SUPPLIED RECORDS:
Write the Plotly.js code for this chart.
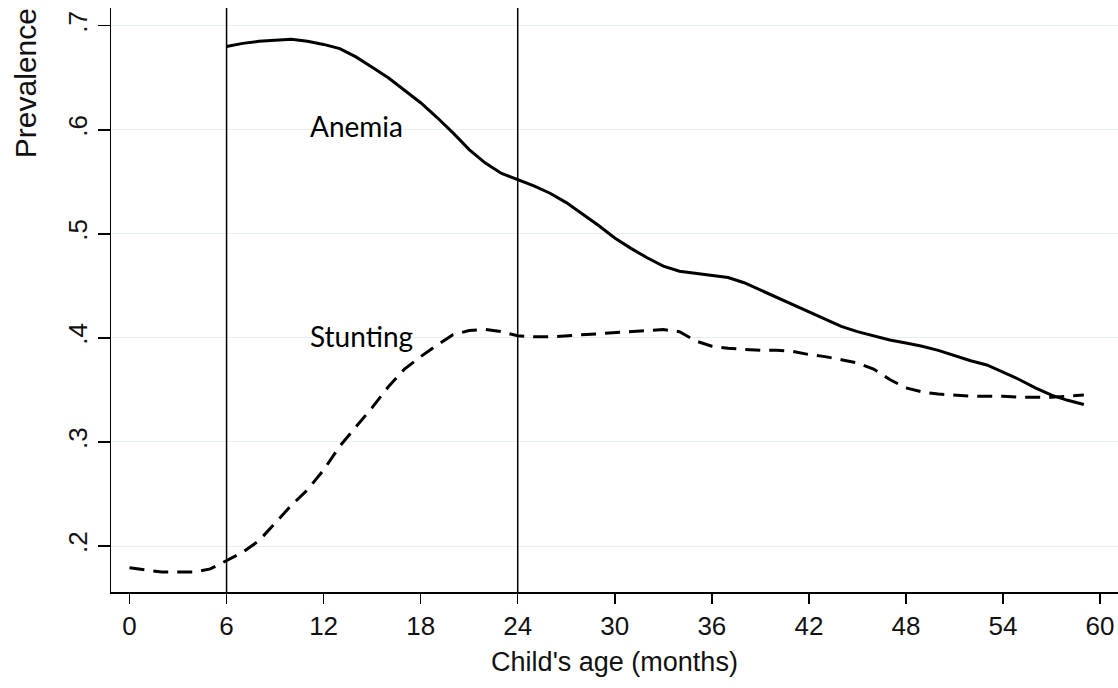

...

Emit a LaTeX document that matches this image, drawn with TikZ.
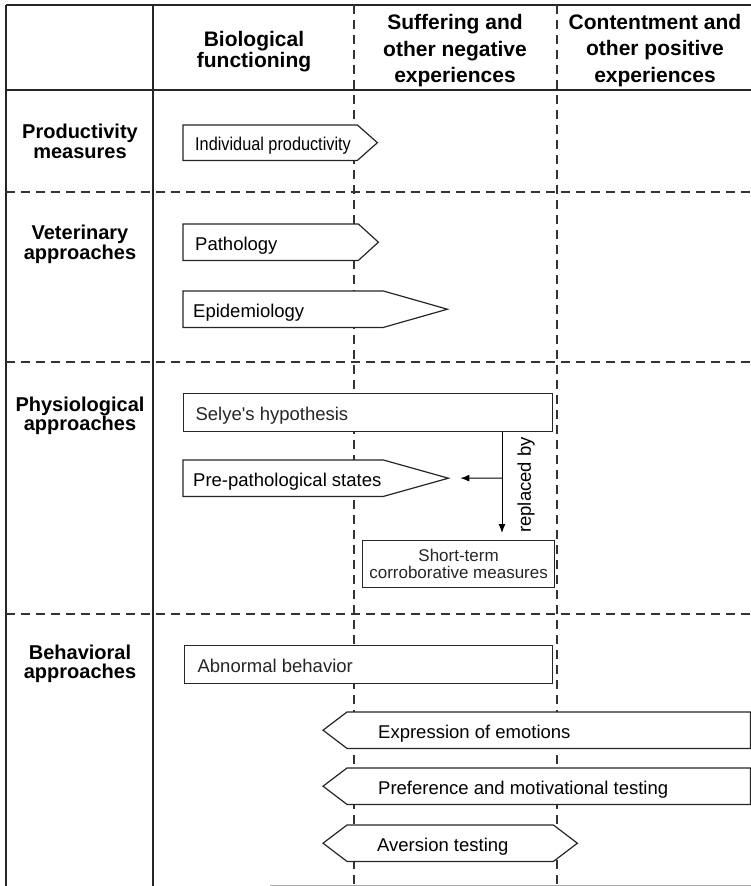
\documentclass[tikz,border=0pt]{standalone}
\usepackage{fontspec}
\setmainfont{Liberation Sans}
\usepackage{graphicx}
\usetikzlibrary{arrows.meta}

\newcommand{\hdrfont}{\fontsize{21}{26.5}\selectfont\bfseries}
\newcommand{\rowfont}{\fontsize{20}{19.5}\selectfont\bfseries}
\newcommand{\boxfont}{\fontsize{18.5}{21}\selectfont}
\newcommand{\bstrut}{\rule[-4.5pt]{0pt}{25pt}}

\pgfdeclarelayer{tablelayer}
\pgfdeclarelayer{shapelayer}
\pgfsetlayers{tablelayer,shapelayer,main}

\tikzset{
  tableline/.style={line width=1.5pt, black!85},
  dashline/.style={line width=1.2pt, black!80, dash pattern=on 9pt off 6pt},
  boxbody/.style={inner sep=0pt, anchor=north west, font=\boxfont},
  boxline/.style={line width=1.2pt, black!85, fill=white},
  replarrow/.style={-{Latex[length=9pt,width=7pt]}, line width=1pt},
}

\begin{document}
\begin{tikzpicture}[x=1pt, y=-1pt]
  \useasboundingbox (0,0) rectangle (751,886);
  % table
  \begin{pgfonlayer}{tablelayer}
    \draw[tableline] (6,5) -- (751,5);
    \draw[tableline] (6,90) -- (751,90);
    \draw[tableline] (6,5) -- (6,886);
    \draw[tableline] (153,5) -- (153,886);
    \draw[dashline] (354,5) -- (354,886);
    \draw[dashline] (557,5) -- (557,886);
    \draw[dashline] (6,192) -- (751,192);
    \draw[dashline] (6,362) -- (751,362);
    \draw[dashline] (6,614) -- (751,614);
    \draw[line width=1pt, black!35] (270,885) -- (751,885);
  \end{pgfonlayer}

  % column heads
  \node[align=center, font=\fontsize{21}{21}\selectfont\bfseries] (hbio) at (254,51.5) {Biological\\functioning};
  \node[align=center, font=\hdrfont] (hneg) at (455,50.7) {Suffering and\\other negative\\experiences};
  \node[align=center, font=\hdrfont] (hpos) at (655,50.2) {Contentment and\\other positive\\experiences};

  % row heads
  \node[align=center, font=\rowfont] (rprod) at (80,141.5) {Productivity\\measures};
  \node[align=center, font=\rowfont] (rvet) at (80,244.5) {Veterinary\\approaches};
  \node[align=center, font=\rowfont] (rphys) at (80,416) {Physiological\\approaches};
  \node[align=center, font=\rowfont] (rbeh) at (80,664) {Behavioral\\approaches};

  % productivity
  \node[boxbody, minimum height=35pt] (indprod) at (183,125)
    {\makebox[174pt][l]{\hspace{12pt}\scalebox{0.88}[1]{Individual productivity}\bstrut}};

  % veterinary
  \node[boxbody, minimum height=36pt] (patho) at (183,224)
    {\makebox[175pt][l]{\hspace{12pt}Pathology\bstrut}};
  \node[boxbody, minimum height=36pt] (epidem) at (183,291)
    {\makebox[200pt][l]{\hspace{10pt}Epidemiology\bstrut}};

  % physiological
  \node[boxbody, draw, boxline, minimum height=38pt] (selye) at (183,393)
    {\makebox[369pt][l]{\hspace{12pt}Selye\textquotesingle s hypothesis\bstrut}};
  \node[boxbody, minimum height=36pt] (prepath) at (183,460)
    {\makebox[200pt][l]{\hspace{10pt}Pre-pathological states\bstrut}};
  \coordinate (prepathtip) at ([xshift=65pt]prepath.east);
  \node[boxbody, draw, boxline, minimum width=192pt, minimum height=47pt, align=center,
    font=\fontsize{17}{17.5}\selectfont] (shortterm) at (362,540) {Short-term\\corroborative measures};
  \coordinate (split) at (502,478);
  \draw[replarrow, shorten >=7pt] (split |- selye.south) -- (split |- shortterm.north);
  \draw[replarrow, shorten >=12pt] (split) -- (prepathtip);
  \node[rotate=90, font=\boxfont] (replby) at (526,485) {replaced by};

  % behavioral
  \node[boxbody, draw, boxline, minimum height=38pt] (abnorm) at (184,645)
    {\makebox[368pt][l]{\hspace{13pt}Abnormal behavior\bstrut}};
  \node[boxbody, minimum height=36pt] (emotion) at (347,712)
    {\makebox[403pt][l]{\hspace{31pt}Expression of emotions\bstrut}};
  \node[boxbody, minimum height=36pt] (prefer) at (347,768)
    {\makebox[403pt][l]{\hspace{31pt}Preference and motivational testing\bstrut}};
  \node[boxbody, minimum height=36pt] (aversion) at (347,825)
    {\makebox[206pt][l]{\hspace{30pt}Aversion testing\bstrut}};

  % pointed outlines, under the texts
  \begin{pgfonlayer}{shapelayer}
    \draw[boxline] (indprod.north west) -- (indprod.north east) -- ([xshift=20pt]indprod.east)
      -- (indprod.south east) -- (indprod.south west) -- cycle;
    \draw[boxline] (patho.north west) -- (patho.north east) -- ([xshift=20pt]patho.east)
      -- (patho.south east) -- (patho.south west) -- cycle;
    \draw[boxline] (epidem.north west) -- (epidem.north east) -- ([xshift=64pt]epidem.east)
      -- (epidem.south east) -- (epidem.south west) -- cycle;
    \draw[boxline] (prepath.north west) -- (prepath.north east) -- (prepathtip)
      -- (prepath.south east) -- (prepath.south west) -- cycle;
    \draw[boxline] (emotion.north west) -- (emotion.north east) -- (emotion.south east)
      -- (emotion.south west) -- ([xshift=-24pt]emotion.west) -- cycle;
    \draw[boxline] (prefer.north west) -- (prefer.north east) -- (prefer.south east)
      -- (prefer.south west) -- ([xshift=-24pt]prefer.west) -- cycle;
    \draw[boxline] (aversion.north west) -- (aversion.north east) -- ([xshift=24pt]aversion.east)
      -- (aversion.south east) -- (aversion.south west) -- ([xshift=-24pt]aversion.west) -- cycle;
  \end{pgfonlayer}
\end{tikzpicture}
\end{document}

WRITTEN EXERCISE: Look above for the line with "Emit a LaTeX" and the line with "font=\rowfont] (rbeh) at", then copy exactly the lines from the first through the second, both kept, with no pictures.

SOLVED PROBLEM:
Emit a LaTeX document that matches this image, drawn with TikZ.
\documentclass[tikz,border=0pt]{standalone}
\usepackage{fontspec}
\setmainfont{Liberation Sans}
\usepackage{graphicx}
\usetikzlibrary{arrows.meta}

\newcommand{\hdrfont}{\fontsize{21}{26.5}\selectfont\bfseries}
\newcommand{\rowfont}{\fontsize{20}{19.5}\selectfont\bfseries}
\newcommand{\boxfont}{\fontsize{18.5}{21}\selectfont}
\newcommand{\bstrut}{\rule[-4.5pt]{0pt}{25pt}}

\pgfdeclarelayer{tablelayer}
\pgfdeclarelayer{shapelayer}
\pgfsetlayers{tablelayer,shapelayer,main}

\tikzset{
  tableline/.style={line width=1.5pt, black!85},
  dashline/.style={line width=1.2pt, black!80, dash pattern=on 9pt off 6pt},
  boxbody/.style={inner sep=0pt, anchor=north west, font=\boxfont},
  boxline/.style={line width=1.2pt, black!85, fill=white},
  replarrow/.style={-{Latex[length=9pt,width=7pt]}, line width=1pt},
}

\begin{document}
\begin{tikzpicture}[x=1pt, y=-1pt]
  \useasboundingbox (0,0) rectangle (751,886);
  % table
  \begin{pgfonlayer}{tablelayer}
    \draw[tableline] (6,5) -- (751,5);
    \draw[tableline] (6,90) -- (751,90);
    \draw[tableline] (6,5) -- (6,886);
    \draw[tableline] (153,5) -- (153,886);
    \draw[dashline] (354,5) -- (354,886);
    \draw[dashline] (557,5) -- (557,886);
    \draw[dashline] (6,192) -- (751,192);
    \draw[dashline] (6,362) -- (751,362);
    \draw[dashline] (6,614) -- (751,614);
    \draw[line width=1pt, black!35] (270,885) -- (751,885);
  \end{pgfonlayer}

  % column heads
  \node[align=center, font=\fontsize{21}{21}\selectfont\bfseries] (hbio) at (254,51.5) {Biological\\functioning};
  \node[align=center, font=\hdrfont] (hneg) at (455,50.7) {Suffering and\\other negative\\experiences};
  \node[align=center, font=\hdrfont] (hpos) at (655,50.2) {Contentment and\\other positive\\experiences};

  % row heads
  \node[align=center, font=\rowfont] (rprod) at (80,141.5) {Productivity\\measures};
  \node[align=center, font=\rowfont] (rvet) at (80,244.5) {Veterinary\\approaches};
  \node[align=center, font=\rowfont] (rphys) at (80,416) {Physiological\\approaches};
  \node[align=center, font=\rowfont] (rbeh) at (80,664) {Behavioral\\approaches};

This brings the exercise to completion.